## Supplied information
__________________________________________________

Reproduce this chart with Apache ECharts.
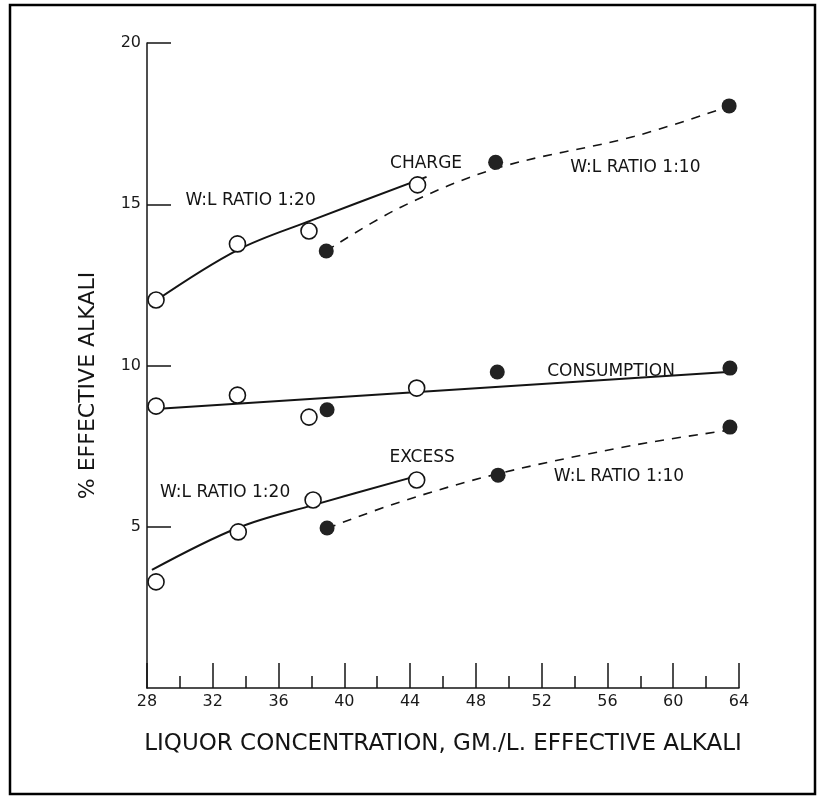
<!DOCTYPE html>
<html>
<head>
<meta charset="utf-8">
<script src="https://cdn.jsdelivr.net/npm/echarts@6/dist/echarts.min.js"></script>
<style>
  html, body { margin: 0; padding: 0; background: #fff; }
  #main { width: 817px; height: 796px; }
</style>
</head>
<body>
<div id="main"></div>
<script>
// measured points, W:L ratio 1:20 (open) and 1:10 (filled)
const chargeOpen = [[28.55, 12.03], [33.5, 13.77], [37.85, 14.17], [44.45, 15.6]]
const chargeFilled = [[38.9, 13.55], [49.2, 16.3], [63.4, 18.05]]
const consumptionOpen = [[28.55, 8.74], [33.5, 9.08], [37.85, 8.4], [44.4, 9.3]]
const consumptionFilled = [[38.95, 8.63], [49.3, 9.8], [63.45, 9.92]]
const excessOpen = [[28.55, 3.29], [33.55, 4.84], [38.1, 5.83], [44.4, 6.45]]
const excessFilled = [[38.95, 4.96], [49.35, 6.6], [63.45, 8.09]]

// drawn curves
const chargeFit20 = [[28.5, 12.0], [33.5, 13.58], [38, 14.5], [45, 15.85]]
const chargeFit10 = [[38.9, 13.55], [43.4, 14.9], [49.3, 16.12], [57.6, 17.1], [63.3, 18.02]]
const consumptionFit = [[28.5, 8.65], [63.3, 9.8]]
const excessFit20 = [[28.3, 3.66], [33.5, 4.96], [38.1, 5.67], [44.6, 6.6]]
const excessFit10 = [[38.95, 4.95], [43.4, 5.77], [49.4, 6.65], [57.6, 7.53], [63.2, 7.98]]

// annotations
const noteText = ['CHARGE', 'W:L RATIO 1:20', 'W:L RATIO 1:10', 'CONSUMPTION', 'EXCESS', 'W:L RATIO 1:20', 'W:L RATIO 1:10']
const noteX = [44.97, 34.3, 57.7, 56.22, 44.73, 32.75, 56.7]
const noteY = [16.25, 15.1, 16.15, 9.8, 7.13, 6.05, 6.57]

const xTicks = [28, 32, 36, 40, 44, 48, 52, 56, 60, 64]
const yTicks = [5, 10, 15, 20]

const ink = '#141414'
const font = 'DejaVu Sans'

function fitLine(data, dashed) {
  return {
    type: 'line',
    data: data,
    smooth: 0.35,
    showSymbol: false,
    silent: true,
    z: 2,
    lineStyle: {
      color: ink,
      width: dashed ? 1.6 : 2,
      type: dashed ? [9, 8] : 'solid',
    },
  }
}
function openPts(data) {
  return {
    type: 'scatter',
    data: data,
    symbol: 'circle',
    symbolSize: 16,
    z: 4,
    itemStyle: { color: '#fff', borderColor: ink, borderWidth: 1.6, opacity: 1 },
  }
}
function filledPts(data) {
  return {
    type: 'scatter',
    data: data,
    symbol: 'circle',
    symbolSize: 15,
    z: 4,
    itemStyle: { color: '#222', opacity: 1 },
  }
}

const notes = noteText.map((t, i) => [noteX[i], noteY[i], t])

const option = {
  animation: false,
  backgroundColor: '#fff',
  grid: { left: 147, right: 78, top: 43, bottom: 108 },
  xAxis: {
    type: 'value',
    min: 28,
    max: 64,
    interval: 4,
    name: 'LIQUOR CONCENTRATION, GM./L. EFFECTIVE ALKALI',
    nameLocation: 'middle',
    nameGap: 45,
    nameTextStyle: { fontFamily: font, fontSize: 23, color: ink },
    axisLine: { lineStyle: { color: ink, width: 1.5 } },
    axisTick: { inside: true, length: 25, lineStyle: { color: ink, width: 1.5 } },
    minorTick: { show: true, splitNumber: 2, length: 12, lineStyle: { color: ink, width: 1.5 } },
    axisLabel: {
      fontFamily: font, fontSize: 16, color: '#1a1a1a', margin: 6,
      formatter: v => (xTicks.includes(v) ? String(v) : ''),
    },
    splitLine: { show: false },
  },
  yAxis: {
    type: 'value',
    min: 0,
    max: 20,
    interval: 5,
    name: '% EFFECTIVE ALKALI',
    nameLocation: 'middle',
    nameRotate: 90,
    nameGap: 48,
    nameTextStyle: { fontFamily: font, fontSize: 22, color: ink, padding: [0, 40, 0, 0] },
    axisLine: { lineStyle: { color: ink, width: 1.5 } },
    axisTick: { inside: true, length: 24, lineStyle: { color: ink, width: 1.5 } },
    axisLabel: {
      fontFamily: font, fontSize: 16, color: '#1a1a1a', margin: 6,
      showMinLabel: false,
      formatter: v => (yTicks.includes(v) ? String(v) : ''),
    },
    splitLine: { show: false },
  },
  graphic: [
    {
      type: 'rect',
      shape: { x: 10, y: 5, width: 805, height: 789 },
      style: { fill: 'none', stroke: '#000', lineWidth: 2.5 },
      z: 100,
    },
  ],
  series: [
    fitLine(chargeFit20, false),
    fitLine(chargeFit10, true),
    fitLine(consumptionFit, false),
    fitLine(excessFit20, false),
    fitLine(excessFit10, true),
    openPts(chargeOpen),
    filledPts(chargeFilled),
    openPts(consumptionOpen),
    filledPts(consumptionFilled),
    openPts(excessOpen),
    filledPts(excessFilled),
    {
      type: 'scatter',
      data: notes,
      symbolSize: 0,
      silent: true,
      z: 5,
      itemStyle: { color: ink, opacity: 1 },
      label: {
        show: true,
        position: [0, 0],
        align: 'center',
        verticalAlign: 'middle',
        formatter: p => p.value[2],
        fontFamily: font,
        fontSize: 17,
        color: ink,
        opacity: 1,
        textBorderWidth: 0,
      },
    },
  ],
}

const chart = echarts.init(document.getElementById('main'))
chart.setOption(option)
</script>
</body>
</html>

__________________________________________________

## To be done
Repeat the lines exactly as they stand, from the opening line of the data through the line with "const font = 'DejaVu Sans'". Pictures stay out of the copy.

## The reply
Reproduce this chart with Apache ECharts.
<!DOCTYPE html>
<html>
<head>
<meta charset="utf-8">
<script src="https://cdn.jsdelivr.net/npm/echarts@6/dist/echarts.min.js"></script>
<style>
  html, body { margin: 0; padding: 0; background: #fff; }
  #main { width: 817px; height: 796px; }
</style>
</head>
<body>
<div id="main"></div>
<script>
// measured points, W:L ratio 1:20 (open) and 1:10 (filled)
const chargeOpen = [[28.55, 12.03], [33.5, 13.77], [37.85, 14.17], [44.45, 15.6]]
const chargeFilled = [[38.9, 13.55], [49.2, 16.3], [63.4, 18.05]]
const consumptionOpen = [[28.55, 8.74], [33.5, 9.08], [37.85, 8.4], [44.4, 9.3]]
const consumptionFilled = [[38.95, 8.63], [49.3, 9.8], [63.45, 9.92]]
const excessOpen = [[28.55, 3.29], [33.55, 4.84], [38.1, 5.83], [44.4, 6.45]]
const excessFilled = [[38.95, 4.96], [49.35, 6.6], [63.45, 8.09]]

// drawn curves
const chargeFit20 = [[28.5, 12.0], [33.5, 13.58], [38, 14.5], [45, 15.85]]
const chargeFit10 = [[38.9, 13.55], [43.4, 14.9], [49.3, 16.12], [57.6, 17.1], [63.3, 18.02]]
const consumptionFit = [[28.5, 8.65], [63.3, 9.8]]
const excessFit20 = [[28.3, 3.66], [33.5, 4.96], [38.1, 5.67], [44.6, 6.6]]
const excessFit10 = [[38.95, 4.95], [43.4, 5.77], [49.4, 6.65], [57.6, 7.53], [63.2, 7.98]]

// annotations
const noteText = ['CHARGE', 'W:L RATIO 1:20', 'W:L RATIO 1:10', 'CONSUMPTION', 'EXCESS', 'W:L RATIO 1:20', 'W:L RATIO 1:10']
const noteX = [44.97, 34.3, 57.7, 56.22, 44.73, 32.75, 56.7]
const noteY = [16.25, 15.1, 16.15, 9.8, 7.13, 6.05, 6.57]

const xTicks = [28, 32, 36, 40, 44, 48, 52, 56, 60, 64]
const yTicks = [5, 10, 15, 20]

const ink = '#141414'
const font = 'DejaVu Sans'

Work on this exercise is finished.